╭──
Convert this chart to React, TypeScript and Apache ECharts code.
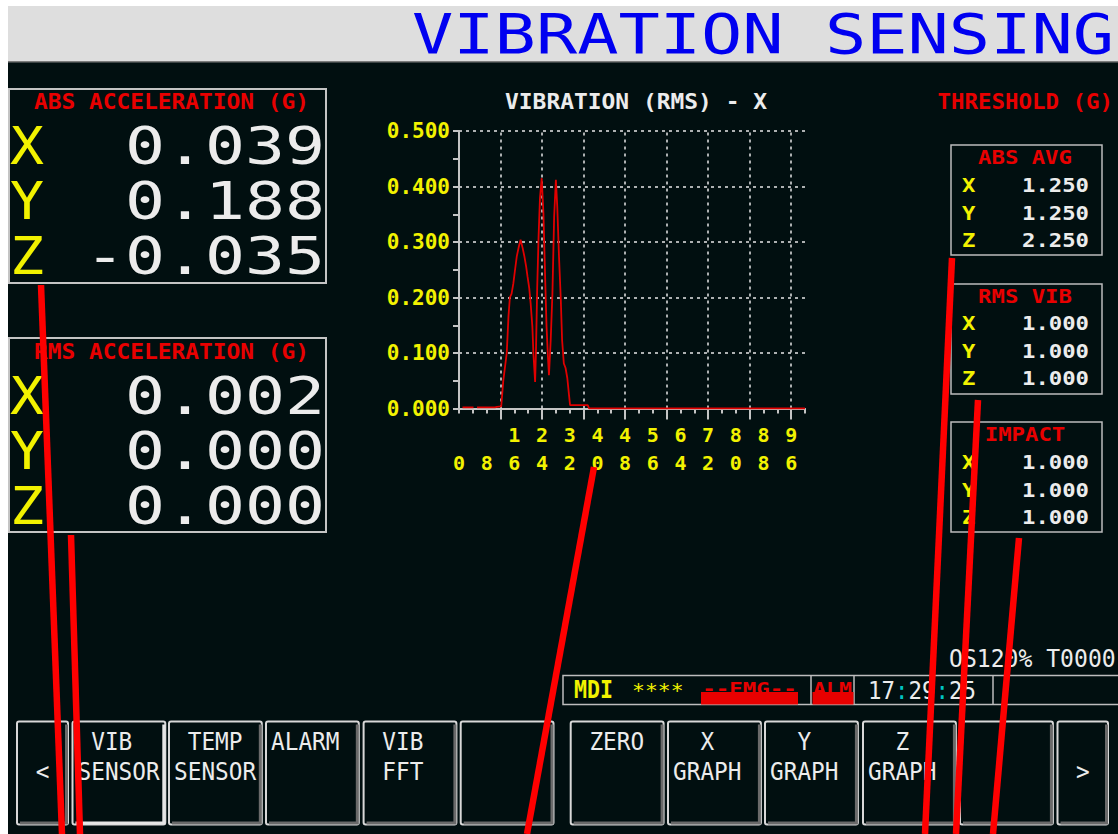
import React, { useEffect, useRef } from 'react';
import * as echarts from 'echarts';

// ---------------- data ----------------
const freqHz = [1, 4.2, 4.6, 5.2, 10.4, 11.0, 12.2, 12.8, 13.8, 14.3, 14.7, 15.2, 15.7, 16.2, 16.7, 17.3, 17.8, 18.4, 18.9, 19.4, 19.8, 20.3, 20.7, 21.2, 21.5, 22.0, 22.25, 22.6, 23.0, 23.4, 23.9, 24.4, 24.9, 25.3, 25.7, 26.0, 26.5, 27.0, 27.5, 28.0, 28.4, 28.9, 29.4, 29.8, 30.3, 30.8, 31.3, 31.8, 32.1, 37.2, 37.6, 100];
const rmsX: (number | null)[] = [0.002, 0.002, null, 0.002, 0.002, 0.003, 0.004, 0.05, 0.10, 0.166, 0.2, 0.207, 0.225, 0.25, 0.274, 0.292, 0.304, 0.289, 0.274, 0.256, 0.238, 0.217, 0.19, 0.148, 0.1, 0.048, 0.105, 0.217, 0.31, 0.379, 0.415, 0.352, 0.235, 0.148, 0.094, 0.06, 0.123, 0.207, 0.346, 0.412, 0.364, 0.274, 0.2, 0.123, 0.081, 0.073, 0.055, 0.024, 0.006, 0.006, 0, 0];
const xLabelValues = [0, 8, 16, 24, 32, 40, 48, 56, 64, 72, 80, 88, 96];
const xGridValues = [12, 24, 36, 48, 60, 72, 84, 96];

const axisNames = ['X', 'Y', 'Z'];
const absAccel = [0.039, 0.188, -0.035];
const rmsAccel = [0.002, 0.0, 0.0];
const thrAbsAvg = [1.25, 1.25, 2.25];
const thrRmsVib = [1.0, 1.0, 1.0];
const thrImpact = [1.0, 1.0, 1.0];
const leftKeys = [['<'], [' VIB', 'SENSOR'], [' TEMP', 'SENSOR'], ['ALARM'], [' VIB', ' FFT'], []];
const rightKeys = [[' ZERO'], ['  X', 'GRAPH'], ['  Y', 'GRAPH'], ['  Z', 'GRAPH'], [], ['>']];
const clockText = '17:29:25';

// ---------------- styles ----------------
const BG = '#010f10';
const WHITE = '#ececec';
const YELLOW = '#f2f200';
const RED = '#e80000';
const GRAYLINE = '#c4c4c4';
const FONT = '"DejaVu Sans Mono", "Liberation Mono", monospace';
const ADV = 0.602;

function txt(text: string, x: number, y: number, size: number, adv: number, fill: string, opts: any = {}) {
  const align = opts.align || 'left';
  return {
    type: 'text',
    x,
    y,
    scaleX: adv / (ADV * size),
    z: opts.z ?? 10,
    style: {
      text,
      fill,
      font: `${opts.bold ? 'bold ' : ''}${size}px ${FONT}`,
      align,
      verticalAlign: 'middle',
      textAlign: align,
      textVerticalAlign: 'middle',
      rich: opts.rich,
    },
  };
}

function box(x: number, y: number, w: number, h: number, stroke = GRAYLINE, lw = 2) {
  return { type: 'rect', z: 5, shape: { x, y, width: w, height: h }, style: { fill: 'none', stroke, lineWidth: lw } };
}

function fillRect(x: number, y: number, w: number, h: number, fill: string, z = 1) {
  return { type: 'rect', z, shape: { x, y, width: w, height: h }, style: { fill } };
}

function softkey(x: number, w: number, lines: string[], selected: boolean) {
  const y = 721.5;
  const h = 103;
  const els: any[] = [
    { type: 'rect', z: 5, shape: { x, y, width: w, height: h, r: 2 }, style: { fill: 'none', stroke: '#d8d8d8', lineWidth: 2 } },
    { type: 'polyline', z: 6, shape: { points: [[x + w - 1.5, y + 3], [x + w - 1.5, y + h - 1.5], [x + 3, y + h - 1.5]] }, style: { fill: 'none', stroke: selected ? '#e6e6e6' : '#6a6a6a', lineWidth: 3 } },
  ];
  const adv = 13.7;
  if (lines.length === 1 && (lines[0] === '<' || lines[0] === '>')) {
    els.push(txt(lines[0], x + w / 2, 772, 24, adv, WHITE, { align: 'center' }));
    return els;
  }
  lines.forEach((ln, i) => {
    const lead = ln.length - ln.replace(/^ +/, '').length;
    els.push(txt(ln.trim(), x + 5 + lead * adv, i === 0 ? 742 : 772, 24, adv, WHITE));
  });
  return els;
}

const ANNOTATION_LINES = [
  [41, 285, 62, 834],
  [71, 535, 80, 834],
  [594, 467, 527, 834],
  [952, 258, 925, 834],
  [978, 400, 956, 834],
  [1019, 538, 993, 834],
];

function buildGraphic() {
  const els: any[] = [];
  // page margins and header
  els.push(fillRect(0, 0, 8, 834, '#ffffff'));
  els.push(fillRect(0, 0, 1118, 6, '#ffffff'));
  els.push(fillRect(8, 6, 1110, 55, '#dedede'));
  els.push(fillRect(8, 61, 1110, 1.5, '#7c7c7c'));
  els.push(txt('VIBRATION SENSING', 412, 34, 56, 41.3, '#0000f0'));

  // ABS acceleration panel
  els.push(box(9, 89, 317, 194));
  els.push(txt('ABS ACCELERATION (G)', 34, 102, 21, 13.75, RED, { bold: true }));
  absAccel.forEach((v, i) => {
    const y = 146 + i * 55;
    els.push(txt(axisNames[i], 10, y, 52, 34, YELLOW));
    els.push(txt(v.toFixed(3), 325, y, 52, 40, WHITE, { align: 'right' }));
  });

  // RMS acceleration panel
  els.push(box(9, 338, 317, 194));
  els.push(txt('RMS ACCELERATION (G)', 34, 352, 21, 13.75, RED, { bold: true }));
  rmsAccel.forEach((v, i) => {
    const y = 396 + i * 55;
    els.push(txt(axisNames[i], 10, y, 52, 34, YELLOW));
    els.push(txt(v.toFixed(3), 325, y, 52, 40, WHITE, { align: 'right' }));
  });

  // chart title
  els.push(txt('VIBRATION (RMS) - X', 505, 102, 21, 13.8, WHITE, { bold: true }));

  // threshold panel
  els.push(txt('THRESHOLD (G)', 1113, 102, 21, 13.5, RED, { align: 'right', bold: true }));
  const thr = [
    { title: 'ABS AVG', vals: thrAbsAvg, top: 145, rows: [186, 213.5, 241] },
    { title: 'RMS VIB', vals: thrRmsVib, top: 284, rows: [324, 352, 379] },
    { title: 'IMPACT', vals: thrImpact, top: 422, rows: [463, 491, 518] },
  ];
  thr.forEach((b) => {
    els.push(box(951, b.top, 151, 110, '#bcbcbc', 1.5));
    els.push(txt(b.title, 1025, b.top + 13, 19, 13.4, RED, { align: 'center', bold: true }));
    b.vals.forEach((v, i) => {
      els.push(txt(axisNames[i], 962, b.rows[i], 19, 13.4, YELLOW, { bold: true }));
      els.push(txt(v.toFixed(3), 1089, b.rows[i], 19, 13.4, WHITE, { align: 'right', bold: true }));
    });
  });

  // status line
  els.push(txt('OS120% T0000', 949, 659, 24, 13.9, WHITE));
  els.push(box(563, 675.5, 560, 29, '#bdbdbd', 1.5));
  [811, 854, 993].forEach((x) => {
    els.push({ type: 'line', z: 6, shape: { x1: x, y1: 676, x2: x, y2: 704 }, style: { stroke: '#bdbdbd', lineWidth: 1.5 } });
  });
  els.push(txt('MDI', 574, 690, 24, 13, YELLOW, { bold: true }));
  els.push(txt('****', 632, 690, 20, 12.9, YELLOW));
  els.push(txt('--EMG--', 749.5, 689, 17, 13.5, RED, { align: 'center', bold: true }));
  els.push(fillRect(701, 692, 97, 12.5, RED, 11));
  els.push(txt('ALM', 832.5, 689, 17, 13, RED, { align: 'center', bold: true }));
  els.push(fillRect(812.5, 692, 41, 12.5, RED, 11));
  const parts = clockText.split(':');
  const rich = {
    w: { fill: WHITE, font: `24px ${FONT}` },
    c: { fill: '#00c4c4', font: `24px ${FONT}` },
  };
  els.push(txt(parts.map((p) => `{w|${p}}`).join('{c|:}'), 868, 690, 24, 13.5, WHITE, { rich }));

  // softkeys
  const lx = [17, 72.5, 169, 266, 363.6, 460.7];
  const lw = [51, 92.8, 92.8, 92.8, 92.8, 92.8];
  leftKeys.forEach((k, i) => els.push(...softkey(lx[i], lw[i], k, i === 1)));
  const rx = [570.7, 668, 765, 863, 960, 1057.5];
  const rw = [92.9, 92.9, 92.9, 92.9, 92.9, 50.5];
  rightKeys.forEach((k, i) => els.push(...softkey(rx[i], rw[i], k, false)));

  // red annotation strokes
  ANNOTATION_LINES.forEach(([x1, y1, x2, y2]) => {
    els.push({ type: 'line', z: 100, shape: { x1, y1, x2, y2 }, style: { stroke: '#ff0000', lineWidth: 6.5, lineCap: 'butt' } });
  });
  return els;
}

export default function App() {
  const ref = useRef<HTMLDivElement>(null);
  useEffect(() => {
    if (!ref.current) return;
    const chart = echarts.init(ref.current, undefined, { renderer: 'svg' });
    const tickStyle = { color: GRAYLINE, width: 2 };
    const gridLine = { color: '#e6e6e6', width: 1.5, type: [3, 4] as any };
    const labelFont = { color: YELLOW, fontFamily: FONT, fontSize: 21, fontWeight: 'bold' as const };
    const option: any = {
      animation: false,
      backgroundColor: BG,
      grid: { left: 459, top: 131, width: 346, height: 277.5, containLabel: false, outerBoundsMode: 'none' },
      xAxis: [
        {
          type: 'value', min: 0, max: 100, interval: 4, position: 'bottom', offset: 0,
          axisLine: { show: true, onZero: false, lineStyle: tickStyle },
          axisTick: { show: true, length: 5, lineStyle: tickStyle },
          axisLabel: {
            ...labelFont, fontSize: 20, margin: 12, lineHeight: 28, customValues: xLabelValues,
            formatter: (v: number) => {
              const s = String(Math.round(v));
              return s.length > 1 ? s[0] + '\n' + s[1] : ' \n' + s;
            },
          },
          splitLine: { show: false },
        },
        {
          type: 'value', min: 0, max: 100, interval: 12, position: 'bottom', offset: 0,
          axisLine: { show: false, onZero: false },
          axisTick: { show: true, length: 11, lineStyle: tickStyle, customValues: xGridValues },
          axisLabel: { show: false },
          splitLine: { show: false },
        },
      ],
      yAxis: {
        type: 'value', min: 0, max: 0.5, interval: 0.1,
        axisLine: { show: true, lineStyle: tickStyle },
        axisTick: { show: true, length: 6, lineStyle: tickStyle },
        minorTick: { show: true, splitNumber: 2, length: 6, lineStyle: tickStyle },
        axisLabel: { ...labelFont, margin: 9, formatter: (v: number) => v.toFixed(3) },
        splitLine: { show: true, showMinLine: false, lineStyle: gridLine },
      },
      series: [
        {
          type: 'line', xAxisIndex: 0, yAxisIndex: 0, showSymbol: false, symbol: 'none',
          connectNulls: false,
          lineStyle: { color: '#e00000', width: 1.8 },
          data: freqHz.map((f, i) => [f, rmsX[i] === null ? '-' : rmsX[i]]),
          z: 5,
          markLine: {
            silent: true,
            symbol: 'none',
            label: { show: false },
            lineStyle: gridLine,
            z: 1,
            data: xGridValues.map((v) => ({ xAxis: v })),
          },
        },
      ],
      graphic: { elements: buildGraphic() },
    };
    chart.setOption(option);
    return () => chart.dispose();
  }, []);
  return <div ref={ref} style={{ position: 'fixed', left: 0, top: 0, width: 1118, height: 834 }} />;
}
╰──
> [CHALLENGE]: Write out each line of the listing above, exactly, from its first line to the line holding "const clockText = '17:29:25';", inclusive. Skip the pictures.

> [RESULT]:
Convert this chart to React, TypeScript and Apache ECharts code.
import React, { useEffect, useRef } from 'react';
import * as echarts from 'echarts';

// ---------------- data ----------------
const freqHz = [1, 4.2, 4.6, 5.2, 10.4, 11.0, 12.2, 12.8, 13.8, 14.3, 14.7, 15.2, 15.7, 16.2, 16.7, 17.3, 17.8, 18.4, 18.9, 19.4, 19.8, 20.3, 20.7, 21.2, 21.5, 22.0, 22.25, 22.6, 23.0, 23.4, 23.9, 24.4, 24.9, 25.3, 25.7, 26.0, 26.5, 27.0, 27.5, 28.0, 28.4, 28.9, 29.4, 29.8, 30.3, 30.8, 31.3, 31.8, 32.1, 37.2, 37.6, 100];
const rmsX: (number | null)[] = [0.002, 0.002, null, 0.002, 0.002, 0.003, 0.004, 0.05, 0.10, 0.166, 0.2, 0.207, 0.225, 0.25, 0.274, 0.292, 0.304, 0.289, 0.274, 0.256, 0.238, 0.217, 0.19, 0.148, 0.1, 0.048, 0.105, 0.217, 0.31, 0.379, 0.415, 0.352, 0.235, 0.148, 0.094, 0.06, 0.123, 0.207, 0.346, 0.412, 0.364, 0.274, 0.2, 0.123, 0.081, 0.073, 0.055, 0.024, 0.006, 0.006, 0, 0];
const xLabelValues = [0, 8, 16, 24, 32, 40, 48, 56, 64, 72, 80, 88, 96];
const xGridValues = [12, 24, 36, 48, 60, 72, 84, 96];

const axisNames = ['X', 'Y', 'Z'];
const absAccel = [0.039, 0.188, -0.035];
const rmsAccel = [0.002, 0.0, 0.0];
const thrAbsAvg = [1.25, 1.25, 2.25];
const thrRmsVib = [1.0, 1.0, 1.0];
const thrImpact = [1.0, 1.0, 1.0];
const leftKeys = [['<'], [' VIB', 'SENSOR'], [' TEMP', 'SENSOR'], ['ALARM'], [' VIB', ' FFT'], []];
const rightKeys = [[' ZERO'], ['  X', 'GRAPH'], ['  Y', 'GRAPH'], ['  Z', 'GRAPH'], [], ['>']];
const clockText = '17:29:25';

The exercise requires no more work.